The dramatic power of unsupported instrumental music had not yet been felt by composers, because they were engaged, not in studying the capacity of their art for the symbolism of ideas extraneous to itself, but in exploring its purely æsthetic resources. Music was still to them an end, not a means. They sought only for beauty, and they aimed at producing it by the employment of the technical details of forms and idioms peculiar to their own art. While the polyphonic writers had utilized the interweaving of different parts of the same melody, the classic composers exercised their taste, ingenuity, and feeling in developing melodic subjects in a vocal solo style, with a support of harmonies built on chords, of which the melody was an inseparable part. Their orchestral method differed from that of the polyphonic school because their manner of composing compelled a change. Bach’s way of using every instrument as a solo voice was no longer available. The melodic subjects of a symphony must always predominate. Now they flow to us from the strings, now from the wood, again from the brass; but always with chord harmonies. Hence, we find the classic composers using wind-instruments in pairs and making different combinations of the various groups of instruments, so that simultaneously with the process of thematic development and working-out (which is the drawing of the symphonic tone-picture), there is a constant change of the color-scheme, and thus the melodic and harmonic details are heightened by a judicious use of the tonal qualities of the voices which sing them to us. The skill of composers in using these tonal qualities and the technical expertness of orchestral players grew so fast that in the course of time, as we shall see, they came to a position of undue prominence in orchestral music; but this state of affairs was largely hastened by the employment of vivid color-effects by the romanticists in their endeavors to obtain dramatic utterance from the orchestra.

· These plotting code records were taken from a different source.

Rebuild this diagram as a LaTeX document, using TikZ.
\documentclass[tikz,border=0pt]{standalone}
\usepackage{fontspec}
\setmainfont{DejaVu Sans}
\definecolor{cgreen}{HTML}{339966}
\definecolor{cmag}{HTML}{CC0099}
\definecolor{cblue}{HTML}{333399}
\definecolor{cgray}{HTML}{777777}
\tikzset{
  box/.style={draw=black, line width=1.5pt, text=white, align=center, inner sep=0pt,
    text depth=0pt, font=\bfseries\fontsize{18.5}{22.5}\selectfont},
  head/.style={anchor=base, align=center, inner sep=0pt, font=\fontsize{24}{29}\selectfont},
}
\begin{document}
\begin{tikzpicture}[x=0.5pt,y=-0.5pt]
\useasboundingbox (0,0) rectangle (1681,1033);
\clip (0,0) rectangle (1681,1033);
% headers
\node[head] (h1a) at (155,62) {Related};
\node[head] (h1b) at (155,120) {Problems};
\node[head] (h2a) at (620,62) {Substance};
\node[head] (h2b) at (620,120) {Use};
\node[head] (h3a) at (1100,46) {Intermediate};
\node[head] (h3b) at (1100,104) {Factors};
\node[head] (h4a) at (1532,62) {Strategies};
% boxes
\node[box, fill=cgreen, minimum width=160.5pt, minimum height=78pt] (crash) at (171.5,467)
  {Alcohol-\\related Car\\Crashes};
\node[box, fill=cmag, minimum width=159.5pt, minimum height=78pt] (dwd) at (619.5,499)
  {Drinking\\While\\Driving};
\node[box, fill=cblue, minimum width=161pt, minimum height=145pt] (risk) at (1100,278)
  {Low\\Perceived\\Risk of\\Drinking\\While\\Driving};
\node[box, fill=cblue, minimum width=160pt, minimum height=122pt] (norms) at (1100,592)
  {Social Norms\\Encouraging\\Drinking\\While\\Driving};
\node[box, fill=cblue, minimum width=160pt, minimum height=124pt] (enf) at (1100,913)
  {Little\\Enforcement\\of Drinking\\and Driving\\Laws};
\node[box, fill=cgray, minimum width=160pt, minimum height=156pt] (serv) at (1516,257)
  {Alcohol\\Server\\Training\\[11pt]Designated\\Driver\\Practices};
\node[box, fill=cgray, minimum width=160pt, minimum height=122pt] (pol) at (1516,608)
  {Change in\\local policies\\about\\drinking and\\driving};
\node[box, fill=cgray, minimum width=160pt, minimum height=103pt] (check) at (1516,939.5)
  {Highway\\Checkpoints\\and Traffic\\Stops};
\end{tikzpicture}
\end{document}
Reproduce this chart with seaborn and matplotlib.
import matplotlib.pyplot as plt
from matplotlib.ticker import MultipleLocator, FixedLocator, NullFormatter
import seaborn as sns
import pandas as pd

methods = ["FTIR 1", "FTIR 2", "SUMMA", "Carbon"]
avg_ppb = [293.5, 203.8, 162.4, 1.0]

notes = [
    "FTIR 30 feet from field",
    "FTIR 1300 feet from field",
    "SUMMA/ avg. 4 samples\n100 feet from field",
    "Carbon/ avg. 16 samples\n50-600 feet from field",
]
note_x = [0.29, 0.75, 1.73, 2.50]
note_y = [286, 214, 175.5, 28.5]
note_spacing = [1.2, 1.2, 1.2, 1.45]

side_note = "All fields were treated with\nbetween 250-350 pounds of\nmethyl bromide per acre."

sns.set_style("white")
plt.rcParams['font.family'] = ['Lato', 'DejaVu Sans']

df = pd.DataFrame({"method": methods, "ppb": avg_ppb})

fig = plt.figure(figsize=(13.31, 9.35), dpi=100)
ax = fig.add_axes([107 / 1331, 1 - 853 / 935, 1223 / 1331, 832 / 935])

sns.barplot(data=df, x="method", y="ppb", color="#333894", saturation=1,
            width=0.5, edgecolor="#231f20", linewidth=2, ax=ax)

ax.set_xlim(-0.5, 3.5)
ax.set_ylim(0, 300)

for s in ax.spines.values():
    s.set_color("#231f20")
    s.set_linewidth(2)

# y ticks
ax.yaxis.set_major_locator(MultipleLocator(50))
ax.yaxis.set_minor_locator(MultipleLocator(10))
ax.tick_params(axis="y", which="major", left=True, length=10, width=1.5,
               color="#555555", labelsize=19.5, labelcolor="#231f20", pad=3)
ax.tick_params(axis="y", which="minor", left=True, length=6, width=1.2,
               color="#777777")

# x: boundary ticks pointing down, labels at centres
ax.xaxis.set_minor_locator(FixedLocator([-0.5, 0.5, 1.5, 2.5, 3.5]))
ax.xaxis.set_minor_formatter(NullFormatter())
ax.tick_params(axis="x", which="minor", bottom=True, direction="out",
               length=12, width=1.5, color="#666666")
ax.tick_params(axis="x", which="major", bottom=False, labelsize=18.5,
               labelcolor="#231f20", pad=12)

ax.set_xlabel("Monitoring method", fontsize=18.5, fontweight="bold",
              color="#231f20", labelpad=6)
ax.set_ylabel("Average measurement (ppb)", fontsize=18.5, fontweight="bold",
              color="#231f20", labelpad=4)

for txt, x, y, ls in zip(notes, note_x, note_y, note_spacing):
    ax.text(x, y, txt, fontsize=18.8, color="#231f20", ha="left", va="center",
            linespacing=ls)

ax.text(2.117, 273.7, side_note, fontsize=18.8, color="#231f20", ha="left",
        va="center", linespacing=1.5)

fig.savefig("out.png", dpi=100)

The music-lover who listens to orchestral music of the classic period must not expect anything but a clear and perspicuous presentation of music for its own sake. Sunny transparency is the chief characteristic of the instrumentation of Haydn and Mozart, while the technical construction of their works makes it incumbent upon the listener to follow the purely musical working-out of the subjects announced. The instrumental color-scheme is neither wide nor brilliant, but it is as admirably adapted to the subject-matter as the subdued greens of Corot are to his peaceful bucolic scenes. To appreciate thoroughly the works of Haydn and Mozart a music-lover should have the fundamental principles of musical form at his fingers’ ends, and he should know the voices of the instruments. The rest is child’s play. The knowledge of musical form is indispensable to the right enjoyment of all music, but it is peculiarly necessary in these classic works, in which pure beauty of form was the ultimate object.

XVII
From Beethoven to Richard Strauss

Of the early classic writers only Haydn and Mozart have survived the test of time, and neither of them figures frequently in contemporaneous concert programmes. This is a pity, for their music would often serve as a corrective to a taste which is inclined to clamor ceaselessly for “ginger hot i’ the mouth.” But it is beyond dispute that the romantic composers awaken more sympathetic chords in the modern bosom. Beethoven is the connecting link between the classic and romantic schools.